The activity performance comparison of Fe₂O₃, Al₂O₃ and Fe₂O₃/Al₂O₃ confirmed their different capacity: Al₂O₃ mainly contributes 1-butene conversion, Fe₂O₃ supports BD selectivity, and Fe₂O₃/Al₂O₃ combines both advantages of them. The poor conversion of Fe₂O₃/SiO₂ also suggested the important role of Al₂O₃. The main by-products, trans-2-butene and cis-2-butene, can give BD with a similar yield from 1-butene. Thus, excluding 1-butene conversion and BD selectivity, C4 selectivity (the sum of C4 products’ selectivity) is another important index in the activity evaluation.

Fig. 1. TPSR-MS pattern of Fe₂O₃ and Fe₂O₃/Al₂O₃catalysts.

Further activity screening on various transition metal oxides supported on Al₂O₃gave the similar 1-butene conversion. However, BD selectivity was significantly varied as different transition metal oxides to be used as the catalysts. Correlated with the characterization results, a brief reaction mechanism was hypothesis and shown in Fig. 2.

Fig. 2. Hypothesized reaction mechanism for ODH of 1-butene to BD.

In addition to supported transition metal oxide catalysts, a novel zeolite based catalysts were developed for 1-butene oxidative dehydrogenation to give butadiene⁵. The effect of reaction temperature was studied from 500 to 650 °C. The conversion and BD selectivity were enhanced as the temperatures increased.

As shown in Fig. 3, Zn-MCM-22 with MWW structure showed good BD yield above 30% when reaction temperature was higher than 600 ^oC. The butadiene yield was further increased to near 50% with the combination of noble metal to be used as the catalysts. However, the butadiene yield was decreased at 650 ^oC due to the significant formation of C1-C3 byproducts and coke. Such a good catalyst also showed much better stabilities compared to the transition oxide metal catalysts. Promoters were studied to improve BD yield and catalytic stability. Further improvement is still ongoing.

Fig. 3. Catalytic performance of Zn-MCM-22 based catalysts. Reaction condition: 250 mg catalyst; 30 ml/min 1:9 premixed 1-butene and CO₂. Reaction temperature: varied (left); 600 °C (right).

References

1.  Sun, H. N.; Wristers, J. P., Butadiene. In Kirk-Othmer Encyclopedia of Chemical Technology, John Wiley & Sons, Inc.: 2000.

2.  Weissermel, K.; Arpe, H. J., 1,3-Diolefins. In Industrial Organic Chemistry, Wiley-VCH Verlag GmbH: 2008; ; pp 107-126.
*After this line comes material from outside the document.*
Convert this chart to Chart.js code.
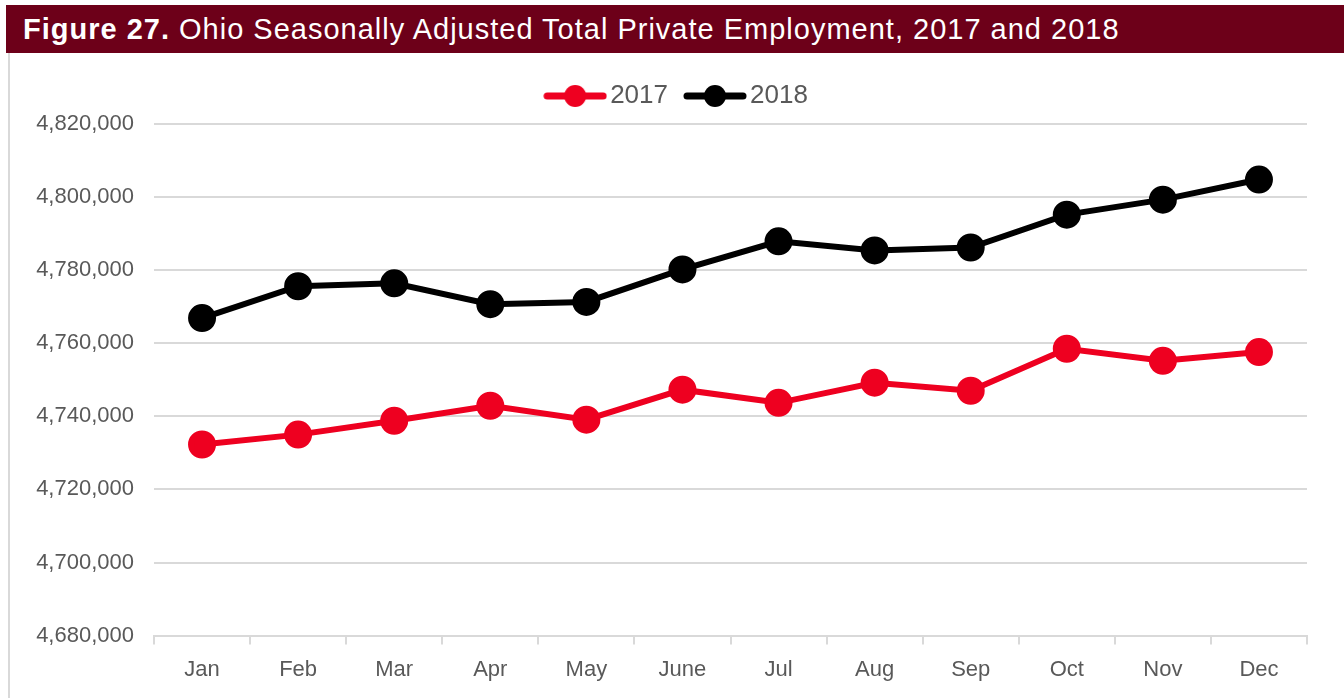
<!DOCTYPE html>
<html>
<head>
<meta charset="utf-8">
<script src="https://cdn.jsdelivr.net/npm/chart.js@4"></script>
<style>
  body { margin: 0; background: #fff; width: 1344px; height: 698px; overflow: hidden; font-family: "Liberation Sans", Arial, sans-serif; }
  #title { position: absolute; left: 6px; top: 5px; width: 1338px; height: 48px; background: #6d0019; color: #fff; font-size: 29px; letter-spacing: 1px; line-height: 49px; padding-left: 17px; box-sizing: border-box; white-space: nowrap; }
  #title b { font-weight: bold; }
  #box { position: absolute; left: 8px; top: 53px; width: 1336px; height: 645px; border-left: 2px solid #d9d9d9; box-sizing: border-box; }
  #wrap { position: absolute; left: 0; top: 0; width: 1334px; height: 645px; }
</style>
</head>
<body>
<div id="title"><b>Figure 27.</b> Ohio Seasonally Adjusted Total Private Employment, 2017 and 2018</div>
<div id="box"><div id="wrap"><canvas id="myChart"></canvas></div></div>
<script>
var months = ["Jan", "Feb", "Mar", "Apr", "May", "June", "Jul", "Aug", "Sep", "Oct", "Nov", "Dec"]
var values2017 = [4732300, 4735000, 4738800, 4742900, 4739100, 4747300, 4743700, 4749200, 4747000, 4758500, 4755200, 4757600]
var values2018 = [4766900, 4775600, 4776400, 4770700, 4771300, 4780200, 4787900, 4785400, 4786200, 4795200, 4799300, 4804800]
var yMin = 4680000
var yMax = 4820000
var yStep = 20000

// legend icon: line with a dot in the middle
function legendIcon(color){
    var c = document.createElement("canvas")
    c.width = 64
    c.height = 24
    var ctx = c.getContext("2d")
    ctx.strokeStyle = color
    ctx.lineWidth = 7
    ctx.lineCap = "round"
    ctx.beginPath()
    ctx.moveTo(4, 12)
    ctx.lineTo(60, 12)
    ctx.stroke()
    ctx.fillStyle = color
    ctx.beginPath()
    ctx.arc(32, 12, 11, 0, Math.PI * 2)
    ctx.fill()
    return c
}

// a bit more room under the legend, and legend nudged right like the original
var legendGap = {
    id: "legendGap",
    afterInit: function(chart){
        var fit = chart.legend.fit
        chart.legend.fit = function(){
            fit.call(this)
            this.height += 5
        }
    },
    afterLayout: function(chart){
        chart.legend.left += 22
        chart.legend.right += 22
    }
}

var red = "#ee0020"
var black = "#000000"
var font = "'Liberation Sans', Arial, sans-serif"

new Chart("myChart", {
    type: "line",
    data: {
      labels: months,
      datasets: [{
        label: "2017",
        data: values2017,
        borderColor: red,
        backgroundColor: red,
        borderWidth: 6,
        pointRadius: 11,
        pointHoverRadius: 11,
        tension: 0
      }, {
        label: "2018",
        data: values2018,
        borderColor: black,
        backgroundColor: black,
        borderWidth: 6,
        pointRadius: 11,
        pointHoverRadius: 11,
        tension: 0
      }]
    },
    plugins: [legendGap],
    options: {
      responsive: true,
      maintainAspectRatio: false,
      animation: false,
      layout: { padding: { left: 0, right: 37, top: 5, bottom: 3 } },
      plugins: {
        tooltip: { enabled: false },
        legend: {
          display: true,
          position: "top",
          labels: {
            usePointStyle: true,
            pointStyleWidth: 44,
            generateLabels: function(chart){
              return chart.data.datasets.map(function(ds, i){
                return {
                  text: ds.label,
                  pointStyle: legendIcon(ds.borderColor),
                  fontColor: "#595959",
                  lineWidth: 0,
                  strokeStyle: "transparent",
                  fillStyle: ds.borderColor,
                  datasetIndex: i
                }
              })
            },
            font: { family: font, size: 26 },
            color: "#595959",
            padding: 25,
            boxHeight: 24
          }
        }
      },
      scales: {
        x: {
          offset: true,
          grid: { display: true, drawOnChartArea: false, drawTicks: true, tickLength: 9, color: "#d9d9d9", lineWidth: 2, offset: true },
          border: { display: true, color: "#d9d9d9", width: 2 },
          ticks: { color: "#595959", font: { family: font, size: 22 }, padding: 12, maxRotation: 0 }
        },
        y: {
          min: yMin,
          max: yMax,
          grid: { color: "#d9d9d9", lineWidth: 2, drawTicks: false },
          border: { display: false },
          ticks: {
            stepSize: yStep,
            color: "#595959",
            font: { family: font, size: 22 },
            padding: 20,
            callback: function(v){ return v.toLocaleString("en-US") }
          },
          afterFit: function(scale){ scale.width = 144 }
        }
      }
    }
  });
</script>
</body>
</html>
3.  López Nieto, J. M.; Concepción, P.; Dejoz, A.; Knözinger, H.; Melo, F.; Vázquez, M. I., Selective Oxidation of n-Butane and Butenes over Vanadium-Containing Catalysts. J. Catal. 2000, 189(1), 147-157.

4.  Yan, W.; Kouk, Q. Y.; Luo, J.; Liu, Y.; Borgna, A., Catalytic oxidative dehydrogenation of 1-butene to 1,3-butadiene using CO2. Catal. Commun. 2014, 46 (0), 208-212.

5.  Liu Y, Borgna A, Preparation and application of Zn-Si  (ZS-1) zeolite with MWW structure. SG application No: 10201400 17T.